With UK trying to protect a 7-6 lead late in the fourth quarter, Wildcat safety Mike Williams was in perfect position to pick off an errant pass by South Carolina quarterback Mike Rathe near the goal line, but the ball slipped right through his hands.
In typical Kentucky fashion, that play came back to haunt the Cats.
Rathe picked up a first down with a 16-yard completion to Noah Whiteside on the next play and hit Troy Williamson for a 19-yard TD pass with 1:28 remaining to allow the Gamecocks to escape with a 12-7 victory and drop UK to 1-5 on the season.
"Obviously this was a very, very tough loss," UK Coach Rich Brooks said. "We made almost as many mistakes turning the ball over as we have in the last two weeks. The good news is that we took it away from them as many times. If we'd only done it one more time, it would have been a different outcome.
"It's a tough thing to have the game in your hands and have it fall out."
Williams' drop wasn't the only chance UK had to end that final drive. Sweet Pea Burns timed a quick out in the flat by Rathe the play before and would have gone for six the other way but couldn't quite bring the ball in.
South Carolina lost its starting quarterback Syvelle Newton to an ankle injury in the second quarter, and backup Blake Mitchell was ineffective, hitting on just two of his seven pass attempts with two interceptions. Dondrial Pinkins, who opened the year as South Carolina's starter, was injured and didn't even make the trip.
That forced Coach Lou Holtz to turn to Rathe, a little-used senior who had three career completions with two interceptions coming into the game.
On the game-winner, Rathe rolled to the right and fired a pass into the back of the end zone to a wide-open Williamson, who hauled it in and kept his feet in bounds to hush a crowd of 63,086.
"It was a great play by Michael," Holtz said. "I want to say this about Michael: He's hung around here and been positive and upbeat, and for him to step in there and do that was great for Michael Rathe."
UK had one final shot, but Shane Boyd threw three incompletions, and Scott Mitchell dropped a fourth-down pass at the Wildcat 20 with 59 seconds left.
"I was proud of this team for finding a way to win," Holtz said. "Not only did they find a way to win, they believed they would win."
The first half was basically a fumble-fest.

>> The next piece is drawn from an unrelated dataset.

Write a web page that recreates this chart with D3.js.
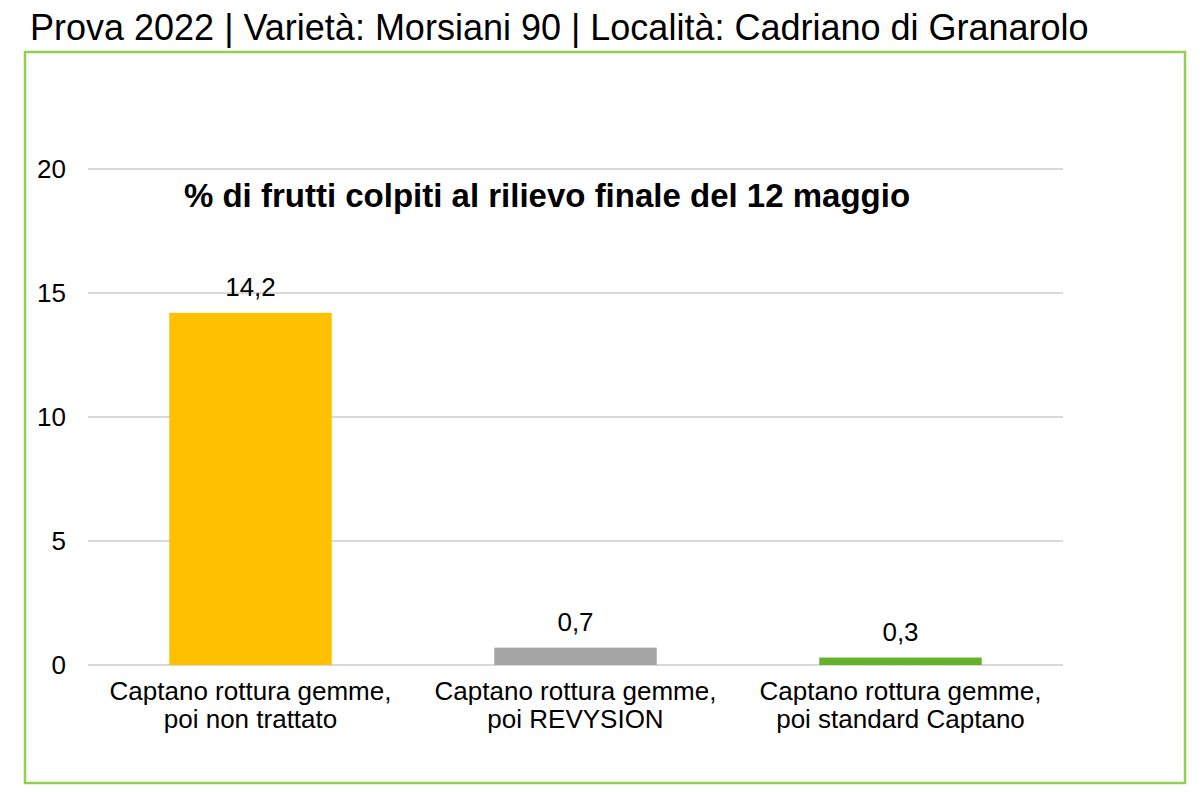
<!DOCTYPE html>
<html><head><meta charset="utf-8">
<script src="https://cdn.jsdelivr.net/npm/d3@7"></script>
<style>body{margin:0;background:#fff}svg{display:block}</style>
</head><body>
<script>
const categories = [["Captano rottura gemme,", "poi non trattato"], ["Captano rottura gemme,", "poi REVYSION"], ["Captano rottura gemme,", "poi standard Captano"]];
const values = [14.2, 0.7, 0.3];
const valueLabels = ["14,2", "0,7", "0,3"];
const colors = ["#FFC000", "#A5A5A5", "#66B12C"];
const yTicks = [0, 5, 10, 15, 20];
const pageTitle = "Prova 2022 | Varietà: Morsiani 90 | Località: Cadriano di Granarolo";
const chartTitle = "% di frutti colpiti al rilievo finale del 12 maggio";

(function () {
const W = 1200, H = 792;
const svg = d3.select("body").append("svg").attr("width", W).attr("height", H);
const font = "'Liberation Sans', Arial, sans-serif";

svg.append("text").attr("x", 30).attr("y", 40).attr("font-family", font).attr("font-size", 36)
  .attr("fill", "#000").text(pageTitle);

svg.append("rect").attr("x", 25).attr("y", 52).attr("width", 1160).attr("height", 731)
  .attr("fill", "none").attr("stroke", "#92D050").attr("stroke-width", 2.5);

const pLeft = 88, pRight = 1063, pTop = 169, pBottom = 665;
const x = d3.scaleBand().domain(d3.range(categories.length)).range([pLeft, pRight]).paddingInner(0.5).paddingOuter(0.25);
const y = d3.scaleLinear().domain([0, 20]).range([pBottom, pTop]);

const g = svg.append("g");
g.selectAll("line.grid").data(yTicks).join("line").attr("class", "grid")
  .attr("x1", pLeft).attr("x2", pRight).attr("y1", d => y(d)).attr("y2", d => y(d))
  .attr("stroke", "#D9D9D9").attr("stroke-width", 2);

g.selectAll("text.ytick").data(yTicks).join("text").attr("class", "ytick")
  .attr("x", 66).attr("y", d => y(d) + 9).attr("text-anchor", "end")
  .attr("font-family", font).attr("font-size", 26).attr("fill", "#000").text(d => d);

g.selectAll("rect.bar").data(values).join("rect").attr("class", "bar")
  .attr("x", (d, i) => x(i)).attr("width", x.bandwidth())
  .attr("y", d => y(d)).attr("height", d => y(0) - y(d))
  .attr("fill", (d, i) => colors[i]);

g.selectAll("text.val").data(values).join("text").attr("class", "val")
  .attr("x", (d, i) => x(i) + x.bandwidth() / 2).attr("y", d => y(d) - 17)
  .attr("text-anchor", "middle").attr("font-family", font).attr("font-size", 26).attr("fill", "#000")
  .text((d, i) => valueLabels[i]);

const cat = g.selectAll("text.cat").data(categories).join("text").attr("class", "cat")
  .attr("x", (d, i) => x(i) + x.bandwidth() / 2).attr("y", 700)
  .attr("text-anchor", "middle").attr("font-family", font).attr("font-size", 26).attr("fill", "#000");
cat.selectAll("tspan").data(d => d).join("tspan")
  .attr("x", function() { return d3.select(this.parentNode).attr("x"); })
  .attr("dy", (d, i) => i === 0 ? 0 : 28).text(d => d);

svg.append("text").attr("x", 547).attr("y", 207).attr("text-anchor", "middle")
  .attr("font-family", font).attr("font-size", 33).attr("font-weight", "bold").attr("fill", "#000")
  .text(chartTitle);
})();
</script>
</body></html>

South Carolina coughed it up on its first two possessions, but UK failed to capitalize as they went three-and-out and Taylor Begley missed on a 49-yard field-goal attempt.
South Carolina had a 6-0 lead on two Josh Brown field goals just as UK started kicking the ball around. Boyd lost fumbles on consecutive drives, and backup Andre Woodson lost one after getting sacked at the Gamecock 27.
Once UK decided to hold on to the ball, the Wildcats kept it for almost an entire quarter. Starting at its own 6-yard line with 6:26 left in the third, UK staged a scoring march that included an incredible 23 plays and covered 94 yards that ate up 11:54 off the clock. Alexis Bwenge capped the drive with a 2-yard run to give Kentucky a 7-6 lead with 9:52 remaining.
But like many previous Saturdays, that joy was eventually replaced by anguish.
"It's better than the loss last week, but a loss is a loss is a loss," Brooks said. "I was hoping that this would be a significant step forward, but we let it slip through our fingers like some games we had last year."